Can you drink espresso straight?
You can drink espresso straight, and in many places like Italy that is the most common way people drink espresso. Despite the popularity of milk drinks and sweet syrups in America, European coffee culture values the fast caffeine kick of drinking an espresso shot in a few sips.
What is the best way to enjoy an espresso?
The best way to enjoy an espresso is subject to individual preference, but traditionally, it involves a series of cultural rituals like cleansing the palate with water, possibly skimming or stirring the crema, and taking small, rapid sips. This method intensifies the appreciation of the espresso’s flavor profile. If you are intimidated by espresso’s intensity, consider ordering a latte, cappuccino, or macchiato which all add warm milk to balance the espresso.
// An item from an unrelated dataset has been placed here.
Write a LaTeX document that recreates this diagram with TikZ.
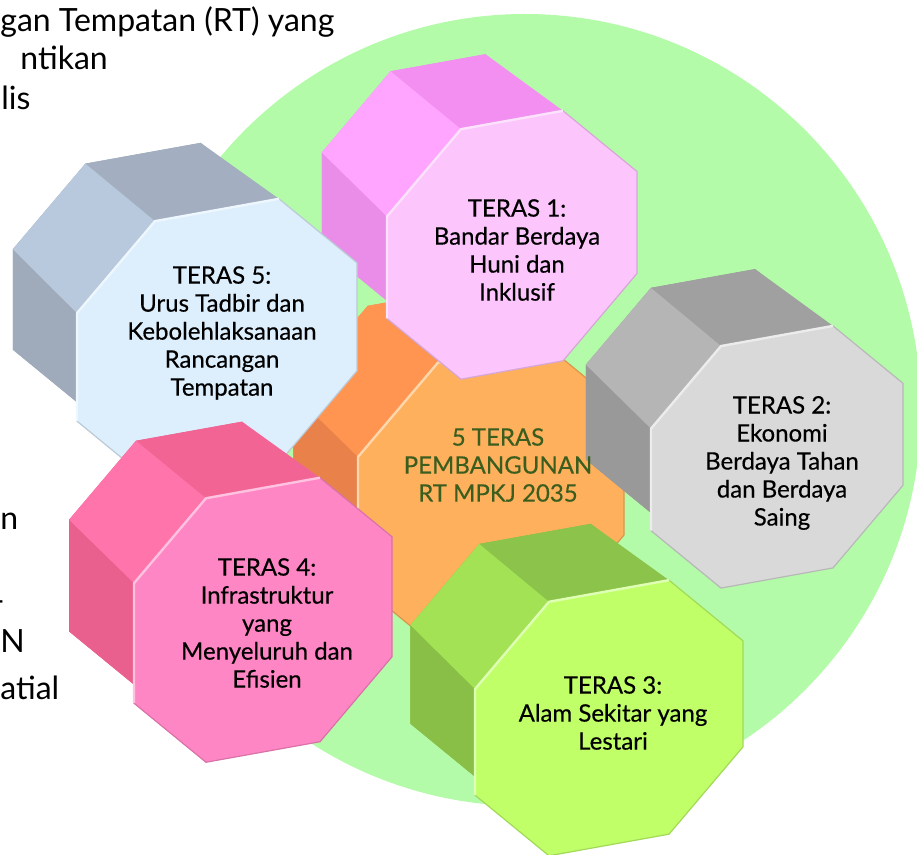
\documentclass[tikz,border=0pt]{standalone}
\usepackage{fontspec}
\setmainfont{Lato}
\newfontfamily\tebal{Lato}[FakeBold=0.4]
\usepackage{tikz}

\definecolor{circ}{HTML}{B4FBA9}
\definecolor{pusat}{HTML}{3B5E1F}
% orange centre
\definecolor{cfront}{HTML}{FFB05C}\definecolor{ctop}{HTML}{FF9551}
\definecolor{cdiag}{HTML}{FF9551}\definecolor{cleft}{HTML}{E8824A}
% teras 1
\definecolor{pfront}{HTML}{FCC5FC}\definecolor{ptop}{HTML}{F28FF0}
\definecolor{pdiag}{HTML}{FFA4FF}\definecolor{pleft}{HTML}{E98DE9}
% teras 2
\definecolor{gfront}{HTML}{D9D9D9}\definecolor{gtop}{HTML}{A0A0A0}
\definecolor{gdiag}{HTML}{B5B5B5}\definecolor{gleft}{HTML}{999999}
% teras 3
\definecolor{lfront}{HTML}{C0FF68}\definecolor{ltop}{HTML}{8BC34B}
\definecolor{ldiag}{HTML}{A2E254}\definecolor{lleft}{HTML}{89BE47}
% teras 4
\definecolor{rfront}{HTML}{FF86C4}\definecolor{rtop}{HTML}{F26493}
\definecolor{rdiag}{HTML}{FF74AA}\definecolor{rleft}{HTML}{E95F8D}
% teras 5
\definecolor{bfront}{HTML}{DDEEFC}\definecolor{btop}{HTML}{A3AFC0}
\definecolor{bdiag}{HTML}{B8C8DD}\definecolor{bleft}{HTML}{9FAABA}

% the 8 corners of one face, slanted a little
\newcommand\octcorners[4]{%
  \coordinate (#11) at ({-#2+#4},{-#3+0.18*(#2-#4)});
  \coordinate (#12) at ({#2-#4},{-#3-0.18*(#2-#4)});
  \coordinate (#13) at ({#2},{-#3+#4-0.18*#2});
  \coordinate (#14) at ({#2},{#3-#4-0.18*#2});
  \coordinate (#15) at ({#2-#4},{#3-0.18*(#2-#4)});
  \coordinate (#16) at ({-#2+#4},{#3+0.18*(#2-#4)});
  \coordinate (#17) at ({-#2},{#3-#4+0.18*#2});
  \coordinate (#18) at ({-#2},{-#3+#4+0.18*#2});
}
% #1 colour prefix, #2 centre, #3 half width, #4 half height, #5 corner cut
\newcommand\prism[5]{%
  \begin{scope}[shift={#2}]
    \octcorners{#1f}{#3}{#4}{#5}
  \end{scope}
  \begin{scope}[shift={#2},shift={(-74,-66)},scale=0.93]
    \octcorners{#1b}{#3}{#4}{#5}
  \end{scope}
  \fill[#1left] (#1b1)--(#1b2)--(#1b3)--(#1b4)--(#1b5)--(#1b6)--(#1b7)--(#1b8)--cycle;
  \fill[#1left] (#1f6)--(#1f7)--(#1f8)--(#1b8)--(#1b7)--(#1b6)--cycle;
  \fill[#1top] (#1f1)--(#1f2)--(#1b2)--(#1b1)--cycle;
  \fill[#1diag] (#1f8)--(#1f1)--(#1b1)--(#1b8)--cycle;
  \filldraw[fill=#1front,draw=#1front!85!black,line width=0.6pt]
    (#1f1)--(#1f2)--(#1f3)--(#1f4)--(#1f5)--(#1f6)--(#1f7)--(#1f8)--cycle;
  \draw[#1front!50!white,line width=1.2pt] (#1f7)--(#1f8)--(#1f1)--(#1f2);
}

\tikzset{
  lbl/.style={align=center,inner sep=0pt,font=\tebal\fontsize{12}{14}\selectfont},
  side/.style={inner sep=0pt,font=\fontsize{16}{19}\selectfont}
}

\begin{document}
\begin{tikzpicture}[x=0.5pt,y=-0.5pt]
  \useasboundingbox (0,0) rectangle (917,855);
  \clip (0,0) rectangle (917,855);

  \fill[circ] (525,410) circle (396);

  \prism{c}{(491,496)}{133}{143}{80}
  \prism{p}{(512,245)}{125}{125}{74}
  \prism{g}{(777,457)}{126}{121}{70}
  \prism{b}{(217,342)}{140}{132}{78}
  \prism{r}{(263,620)}{129}{132}{72}
  \prism{l}{(609,718)}{134}{127}{74}

  \node[lbl,text=pusat] (pusat) at (498,465) {5 TERAS\\PEMBANGUNAN\\RT MPKJ 2035};
  \node[lbl] (teras1) at (517,250) {TERAS 1:\\Bandar Berdaya\\Huni dan\\Inklusif};
  \node[lbl] (teras2) at (782,463) {TERAS 2:\\Ekonomi\\Berdaya Tahan\\dan Berdaya\\Saing};
  \node[lbl] (teras3) at (613,713) {TERAS 3:\\Alam Sekitar yang\\Lestari};
  \node[lbl] (teras4) at (267,623) {TERAS 4:\\Infrastruktur\\yang\\Menyeluruh dan\\Efisien};
  \node[lbl] (teras5) at (222,333) {TERAS 5:\\Urus Tadbir dan\\Kebolehlaksanaan\\Rancangan\\Tempatan};

  % cut-off text on the left
  \node[side,anchor=base west] (baris1) at (0,32) {gan Tempatan (RT) yang};
  \node[side,anchor=base west] (baris2) at (20,70) {ntikan};
  \node[side,anchor=base west] (baris3) at (1,110) {lis};
  \node[side,anchor=base west] (baris4) at (0,530) {n};
  \node[side,anchor=base east] (baris5) at (5,612) {-};
  \node[side,anchor=base west] (baris6) at (0,653) {N};
  \node[side,anchor=base west] (baris7) at (0,700) {atial};
\end{tikzpicture}
\end{document}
Is espresso stronger than regular coffee?
Espresso is indeed stronger than regular coffee in terms of flavor concentration due to its brewing method, which forces hot water through fine coffee grinds at a 2:1 ratio of water to coffee. However, a single espresso shot has a serving size of one ounce, meaning it contains less total caffeine than a standard cup of coffee.
Can you add milk or sugar to espresso?
You can certainly add milk or sugar to espresso, and many variations do just that to balance out the intensity of the espresso. A dash of milk creates a macchiato, while a bit of sugar sweetens the drink. The addition of steamed milk leads to different espresso-based drinks like cappuccinos and lattes, which are popular globally.
In summary, while espresso can certainly be savored by itself to experience its full-bodied flavor and authentic roots, there are many ways to enjoy it. I personally hate the snobbery that often accompanies specialty coffee conversations, so consider the recommendations in this article to be friendly tips.
At least once, though, try to drink espresso straight to get that experience. I think it will only make the espresso milk drinks more enjoyable. But, at the end of the day, the best way to drink espresso is the way you will enjoy it the most!